Once again, MAF makes it possible for medical staff and lifesaving supplies to reach Fiyak by plane and for expectant mothers and critically ill patients to be medevacked safely to hospital in good time.
The flight from Telefomin District Hospital to Fiyak only takes 15 minutes. To walk, takes a week!
Healthcare in isolated Fiyak has been transformed (credit: Joy Suarkia & Jonny Watson)
Some pregnant women climb mountains for healthcare
Thanks to MAF’s two-year partnership with New Zealand Government and PNG’s Provincial Health Authority, access to healthcare in the Eastern Highlands has significantly improved.
Medical supplies at Goroka destined for Boikoa & Sindeni via MAF (credit: Kowara Bell)
Instead of remote villagers spending hours climbing mountains and traversing rivers to access healthcare, MAF planes now deliver health workers and medical supplies to isolated communities via short flights.

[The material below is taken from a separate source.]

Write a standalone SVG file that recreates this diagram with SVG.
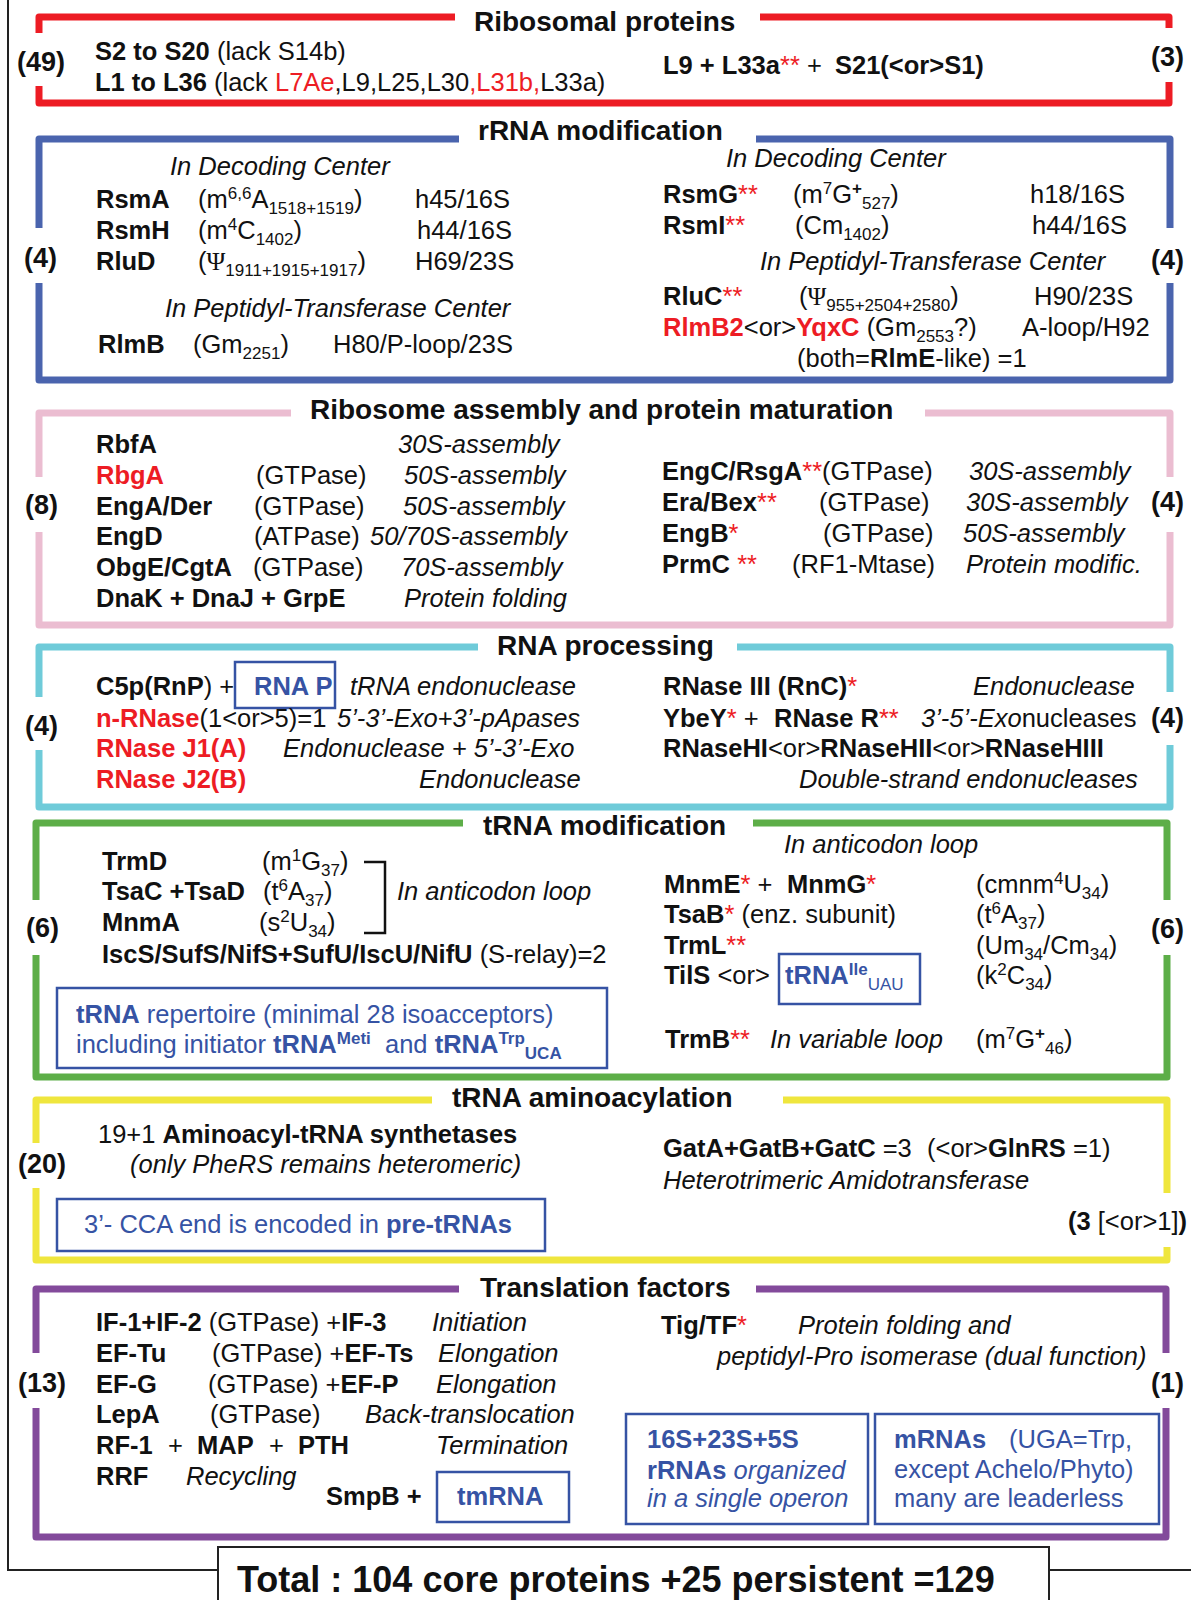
<svg xmlns="http://www.w3.org/2000/svg" width="1191" height="1600" viewBox="0 0 1191 1600">
<style>
text{font-family:"Liberation Sans",Arial,sans-serif;font-size:25.5px;fill:#111}
.b{font-weight:bold}
.i{font-style:italic}
.r{fill:#ED1C24}
.bl{fill:#3653A4}
.t{font-size:28px;font-weight:bold}
.n{font-size:27px;font-weight:bold}
.s{font-size:17px}
.g{font-family:"Liberation Serif","Times New Roman",serif}
.br{fill:none;stroke-width:7;stroke-linejoin:round}
.box{fill:none;stroke:#3653A4;stroke-width:2.5}
.frame{fill:none;stroke:#222;stroke-width:2}
</style>
<rect width="1191" height="1600" fill="#fff"/>

<g id="frame">
<path class="frame" d="M8,0 V1570 H218 M218,1600 V1547 H1049 V1600 M1049,1570 H1191"/>
<text class="b" x="237" y="1592" style="font-size:36px">Total : 104 core proteins +25 persistent =129</text>
</g>

<g id="ribosomal-proteins">
<path class="br" stroke="#ED1C24" d="M39,33 V17 H455 M760,17 H1169 V28 M1169,82 V103 H39 V86"/>
<text class="t" x="474" y="31">Ribosomal proteins</text>
<text class="n" x="17" y="71">(49)</text>
<text x="95" y="60"><tspan class="b">S2 to S20</tspan> (lack S14b)</text>
<text x="95" y="91"><tspan class="b">L1 to L36</tspan> (lack <tspan class="r">L7Ae</tspan>,L9,L25,L30<tspan class="r">,L31b,</tspan>L33a)</text>
<text x="663" y="74"><tspan class="b">L9 + L33a</tspan><tspan class="r">**</tspan> + <tspan class="b" x="835">S21(&lt;or&gt;S1)</tspan></text>
<text class="n" x="1151" y="66">(3)</text>
</g>

<g id="rrna-modification">
<path class="br" stroke="#4A64AE" d="M39,228 V139 H459 M756,139 H1170 V228 M1170,283 V380 H39 V283"/>
<text class="t" x="478" y="140">rRNA modification</text>
<text class="n" x="24" y="267">(4)</text>
<text class="i" x="170" y="175">In Decoding Center</text>
<text class="b" x="96" y="208">RsmA</text>
<text x="198" y="208">(m<tspan class="s" dy="-9">6,6</tspan><tspan dy="9">A</tspan><tspan class="s" dy="6">1518+1519</tspan><tspan dy="-6">)</tspan></text>
<text x="415" y="208">h45/16S</text>
<text class="b" x="96" y="239">RsmH</text>
<text x="198" y="239">(m<tspan class="s" dy="-9">4</tspan><tspan dy="9">C</tspan><tspan class="s" dy="6">1402</tspan><tspan dy="-6">)</tspan></text>
<text x="417" y="239">h44/16S</text>
<text class="b" x="96" y="270">RluD</text>
<text x="198" y="270">(<tspan class="g">Ψ</tspan><tspan class="s" dy="6">1911+1915+1917</tspan><tspan dy="-6">)</tspan></text>
<text x="415" y="270">H69/23S</text>
<text class="i" x="165" y="317">In Peptidyl-Transferase Center</text>
<text class="b" x="98" y="353">RlmB</text>
<text x="193" y="353">(Gm<tspan class="s" dy="6">2251</tspan><tspan dy="-6">)</tspan></text>
<text x="333" y="353">H80/P-loop/23S</text>

<text class="i" x="726" y="167">In Decoding Center</text>
<text x="663" y="203"><tspan class="b">RsmG</tspan><tspan class="r">**</tspan></text>
<text x="793" y="203">(m<tspan class="s" dy="-9">7</tspan><tspan dy="9">G</tspan><tspan class="s b" dy="-9">+</tspan><tspan class="s" dy="15">527</tspan><tspan dy="-6">)</tspan></text>
<text x="1030" y="203">h18/16S</text>
<text x="663" y="234"><tspan class="b">RsmI</tspan><tspan class="r">**</tspan></text>
<text x="795" y="234">(Cm<tspan class="s" dy="6">1402</tspan><tspan dy="-6">)</tspan></text>
<text x="1032" y="234">h44/16S</text>
<text class="i" x="760" y="270">In Peptidyl-Transferase Center</text>
<text x="663" y="305"><tspan class="b">RluC</tspan><tspan class="r">**</tspan></text>
<text x="799" y="305">(<tspan class="g">Ψ</tspan><tspan class="s" dy="6">955+2504+2580</tspan><tspan dy="-6">)</tspan></text>
<text x="1034" y="305">H90/23S</text>
<text x="663" y="336"><tspan class="b r">RlmB2</tspan>&lt;or&gt;<tspan class="b r">YqxC</tspan> (Gm<tspan class="s" dy="6">2553</tspan><tspan dy="-6">?)</tspan></text>
<text x="1022" y="336">A-loop/H92</text>
<text x="797" y="367">(both=<tspan class="b">RlmE</tspan>-like) =1</text>
<text class="n" x="1151" y="269">(4)</text>
</g>

<g id="ribosome-assembly">
<path class="br" stroke="#EBBDD1" d="M39,477 V413 H291 M925,413 H1170 V477 M1170,532 V625 H39 V532"/>
<text class="t" x="310" y="419">Ribosome assembly and protein maturation</text>
<text class="n" x="25" y="514">(8)</text>
<text class="b" x="96" y="453">RbfA</text>
<text class="i" x="398" y="453">30S-assembly</text>
<text class="b r" x="96" y="484">RbgA</text>
<text x="256" y="484">(GTPase)</text>
<text class="i" x="404" y="484">50S-assembly</text>
<text class="b" x="96" y="515">EngA/Der</text>
<text x="254" y="515">(GTPase)</text>
<text class="i" x="403" y="515">50S-assembly</text>
<text class="b" x="96" y="545">EngD</text>
<text x="254" y="545">(ATPase)</text>
<text class="i" x="370" y="545">50/70S-assembly</text>
<text class="b" x="96" y="576">ObgE/CgtA</text>
<text x="253" y="576">(GTPase)</text>
<text class="i" x="401" y="576">70S-assembly</text>
<text class="b" x="96" y="607">DnaK + DnaJ + GrpE</text>
<text class="i" x="404" y="607">Protein folding</text>

<text x="662" y="480"><tspan class="b">EngC/RsgA</tspan><tspan class="r">**</tspan>(GTPase)</text>
<text class="i" x="969" y="480">30S-assembly</text>
<text x="662" y="511"><tspan class="b">Era/Bex</tspan><tspan class="r">**</tspan></text>
<text x="819" y="511">(GTPase)</text>
<text class="i" x="966" y="511">30S-assembly</text>
<text x="662" y="542"><tspan class="b">EngB</tspan><tspan class="r">*</tspan></text>
<text x="823" y="542">(GTPase)</text>
<text class="i" x="963" y="542">50S-assembly</text>
<text x="662" y="573"><tspan class="b">PrmC</tspan> <tspan class="r">**</tspan></text>
<text x="792" y="573">(RF1-Mtase)</text>
<text class="i" x="966" y="573">Protein modific.</text>
<text class="n" x="1151" y="511">(4)</text>
</g>

<g id="rna-processing">
<path class="br" stroke="#6FCBD9" d="M39,697 V647 H478 M737,647 H1170 V692 M1170,745 V807 H39 V750"/>
<text class="t" x="497" y="655">RNA processing</text>
<text class="n" x="25" y="735">(4)</text>
<text x="96" y="695"><tspan class="b">C5p(RnP</tspan>) +</text>
<rect class="box" x="235" y="662" width="100" height="46"/>
<text class="b bl" x="254" y="695">RNA P</text>
<text class="i" x="350" y="695">tRNA endonuclease</text>
<text x="96" y="727"><tspan class="b r">n-RNase</tspan>(1&lt;or&gt;5)=1</text>
<text class="i" x="337" y="727">5’-3’-Exo+3’-pApases</text>
<text class="b r" x="96" y="757">RNase J1(A)</text>
<text class="i" x="283" y="757">Endonuclease + 5’-3’-Exo</text>
<text class="b r" x="96" y="788">RNase J2(B)</text>
<text class="i" x="419" y="788">Endonuclease</text>

<text x="663" y="695"><tspan class="b">RNase III (RnC)</tspan><tspan class="r">*</tspan></text>
<text class="i" x="973" y="695">Endonuclease</text>
<text x="663" y="727"><tspan class="b">YbeY</tspan><tspan class="r">*</tspan> + <tspan class="b" x="774">RNase R</tspan><tspan class="r">**</tspan></text>
<text x="921" y="727"><tspan class="i">3’-5’-Exo</tspan>nucleases</text>
<text x="663" y="757"><tspan class="b">RNaseHI</tspan>&lt;or&gt;<tspan class="b">RNaseHII</tspan>&lt;or&gt;<tspan class="b">RNaseHIII</tspan></text>
<text class="i" x="799" y="788">Double-strand endonucleases</text>
<text class="n" x="1151" y="727">(4)</text>
</g>

<g id="trna-modification">
<path class="br" stroke="#5DAE48" d="M36,900 V823 H463 M753,823 H1167 V900 M1167,955 V1077 H36 V955"/>
<text class="t" x="483" y="835">tRNA modification</text>
<text class="n" x="26" y="937">(6)</text>
<text class="b" x="102" y="870">TrmD</text>
<text x="262" y="870">(m<tspan class="s" dy="-9">1</tspan><tspan dy="9">G</tspan><tspan class="s" dy="6">37</tspan><tspan dy="-6">)</tspan></text>
<text class="b" x="102" y="900">TsaC +TsaD</text>
<text x="263" y="900">(t<tspan class="s" dy="-9">6</tspan><tspan dy="9">A</tspan><tspan class="s" dy="6">37</tspan><tspan dy="-6">)</tspan></text>
<text class="b" x="102" y="931">MnmA</text>
<text x="259" y="931">(s<tspan class="s" dy="-9">2</tspan><tspan dy="9">U</tspan><tspan class="s" dy="6">34</tspan><tspan dy="-6">)</tspan></text>
<path d="M364,862 H385 V933 H364" fill="none" stroke="#111" stroke-width="2.5"/>
<text class="i" x="397" y="900">In anticodon loop</text>
<text x="102" y="963"><tspan class="b">IscS/SufS/NifS+SufU/IscU/NifU</tspan> (S-relay)=2</text>
<rect class="box" x="57" y="988" width="550" height="80"/>
<text class="bl" x="76" y="1023"><tspan class="b">tRNA</tspan> repertoire (minimal 28 isoacceptors)</text>
<text class="bl" x="76" y="1053">including initiator <tspan class="b">tRNA</tspan><tspan class="b s" dy="-9">Meti</tspan><tspan x="385" dy="9">and </tspan><tspan class="b">tRNA</tspan><tspan class="b s" dy="-9">Trp</tspan><tspan class="b s" dy="15">UCA</tspan></text>

<text class="i" x="784" y="853">In anticodon loop</text>
<text x="664" y="893"><tspan class="b">MnmE</tspan><tspan class="r">*</tspan> + <tspan class="b" x="787">MnmG</tspan><tspan class="r">*</tspan></text>
<text x="976" y="893">(cmnm<tspan class="s" dy="-9">4</tspan><tspan dy="9">U</tspan><tspan class="s" dy="6">34</tspan><tspan dy="-6">)</tspan></text>
<text x="664" y="923"><tspan class="b">TsaB</tspan><tspan class="r">*</tspan> (enz. subunit)</text>
<text x="976" y="923">(t<tspan class="s" dy="-9">6</tspan><tspan dy="9">A</tspan><tspan class="s" dy="6">37</tspan><tspan dy="-6">)</tspan></text>
<text x="664" y="954"><tspan class="b">TrmL</tspan><tspan class="r">**</tspan></text>
<text x="976" y="954">(Um<tspan class="s" dy="6">34</tspan><tspan dy="-6">/Cm</tspan><tspan class="s" dy="6">34</tspan><tspan dy="-6">)</tspan></text>
<text x="664" y="984"><tspan class="b">TilS</tspan> &lt;or&gt;</text>
<rect class="box" x="779" y="954" width="141" height="50"/>
<text class="bl" x="785" y="984"><tspan class="b">tRNA</tspan><tspan class="b s" dy="-9">Ile</tspan><tspan class="s" dy="15">UAU</tspan></text>
<text x="976" y="984">(k<tspan class="s" dy="-9">2</tspan><tspan dy="9">C</tspan><tspan class="s" dy="6">34</tspan><tspan dy="-6">)</tspan></text>
<text x="665" y="1048"><tspan class="b">TrmB</tspan><tspan class="r">**</tspan></text>
<text class="i" x="770" y="1048">In variable loop</text>
<text x="976" y="1048">(m<tspan class="s" dy="-9">7</tspan><tspan dy="9">G</tspan><tspan class="s b" dy="-9">+</tspan><tspan class="s" dy="15">46</tspan><tspan dy="-6">)</tspan></text>
<text class="n" x="1151" y="938">(6)</text>
</g>

<g id="trna-aminoacylation">
<path class="br" stroke="#EFE63D" d="M36,1143 V1100 H432 M783,1100 H1167 V1193 M1167,1247 V1260 H36 V1188"/>
<text class="t" x="452" y="1107">tRNA aminoacylation</text>
<text class="n" x="18" y="1173">(20)</text>
<text x="98" y="1143">19+1 <tspan class="b">Aminoacyl-tRNA synthetases</tspan></text>
<text class="i" x="130" y="1173">(only PheRS remains heteromeric)</text>
<rect class="box" x="57" y="1199" width="488" height="52"/>
<text class="bl" x="84" y="1233">3’- CCA end is encoded in <tspan class="b">pre-tRNAs</tspan></text>
<text x="663" y="1157"><tspan class="b">GatA+GatB+GatC</tspan> =3 <tspan x="927">(&lt;or&gt;</tspan><tspan class="b">GlnRS</tspan> =1)</text>
<text class="i" x="663" y="1189">Heterotrimeric Amidotransferase</text>
<text x="1068" y="1230"><tspan class="b">(3</tspan> [&lt;or&gt;1]<tspan class="b">)</tspan></text>
</g>

<g id="translation-factors">
<path class="br" stroke="#834A9B" d="M36,1353 V1289 H459 M756,1289 H1166 V1353 M1166,1408 V1537 H36 V1408"/>
<text class="t" x="480" y="1297">Translation factors</text>
<text class="n" x="18" y="1392">(13)</text>
<text x="96" y="1331"><tspan class="b">IF-1+IF-2</tspan> (GTPase) +<tspan class="b">IF-3</tspan></text>
<text class="i" x="432" y="1331">Initiation</text>
<text class="b" x="96" y="1362">EF-Tu</text>
<text x="212" y="1362">(GTPase) +<tspan class="b">EF-Ts</tspan></text>
<text class="i" x="438" y="1362">Elongation</text>
<text class="b" x="96" y="1393">EF-G</text>
<text x="208" y="1393">(GTPase) +<tspan class="b">EF-P</tspan></text>
<text class="i" x="436" y="1393">Elongation</text>
<text class="b" x="96" y="1423">LepA</text>
<text x="210" y="1423">(GTPase)</text>
<text class="i" x="365" y="1423">Back-translocation</text>
<text x="96" y="1454"><tspan class="b">RF-1</tspan><tspan x="168">+</tspan><tspan class="b" x="197">MAP</tspan><tspan x="269">+</tspan><tspan class="b" x="298">PTH</tspan></text>
<text class="i" x="436" y="1454">Termination</text>
<text class="b" x="96" y="1485">RRF</text>
<text class="i" x="186" y="1485">Recycling</text>
<text class="b" x="326" y="1505">SmpB +</text>
<rect class="box" x="437" y="1472" width="132" height="50"/>
<text class="b bl" x="457" y="1505">tmRNA</text>

<text x="661" y="1334"><tspan class="b">Tig/TF</tspan><tspan class="r">*</tspan></text>
<text class="i" x="798" y="1334">Protein folding and</text>
<text class="i" x="717" y="1365">peptidyl-Pro isomerase (dual function)</text>
<text class="n" x="1151" y="1392">(1)</text>
<rect class="box" x="626" y="1414" width="242" height="110"/>
<text class="b bl" x="647" y="1448">16S+23S+5S</text>
<text class="bl" x="647" y="1479"><tspan class="b">rRNAs</tspan> <tspan class="i">organized</tspan></text>
<text class="bl i" x="647" y="1507">in a single operon</text>
<rect class="box" x="875" y="1414" width="284" height="110"/>
<text class="bl" x="894" y="1448"><tspan class="b">mRNAs</tspan><tspan x="1009">(UGA=Trp,</tspan></text>
<text class="bl" x="894" y="1478">except Achelo/Phyto)</text>
<text class="bl" x="894" y="1507">many are leaderless</text>
</g>

<g id="connectors"></g>
</svg>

It’s made all the difference to Boikoa Village says local resident Rosa:
‘Many pregnant women from my village were forced to walk for hours or were carried over two or three rivers or up one or two mountains just to reach the nearest clinic in neighbouring Sindeni Village for proper medical care or supplies.
‘Many have lost their lives from Boikoa en-route to Sindeni due to no access to health workers or adequate medical supplies in Boikoa. Thank you MAF and the
New Zealand Government for bringing in medics as well as providing us with medical supplies.’
Rosa – Boikoa Village resident in Eastern Highlands & MAF beneficiary
Residents wait for medical supplies in Sindeni Village (credit: Kowara Bell)
Locals take the medical supplies to Sindeni Clinic (credit: Kowara Bell)
Thanks to the partnership, pregnant women are now treated locally in Boikoa, so they no longer have to embark on such a drastic journey.
To date, the MAF, New Zealand Government and PNG Provincial Health Authority collaboration has flown some 1,300 health professionals via 500 flights to over 150 communities reaching some 110,000 people across the provinces of Enga, Sandaun, Eastern Highlands, East Sepik, Gulf, Hela, Jiwaka, Madang, Morobe, Chimbu, Southern Highlands and Western Province.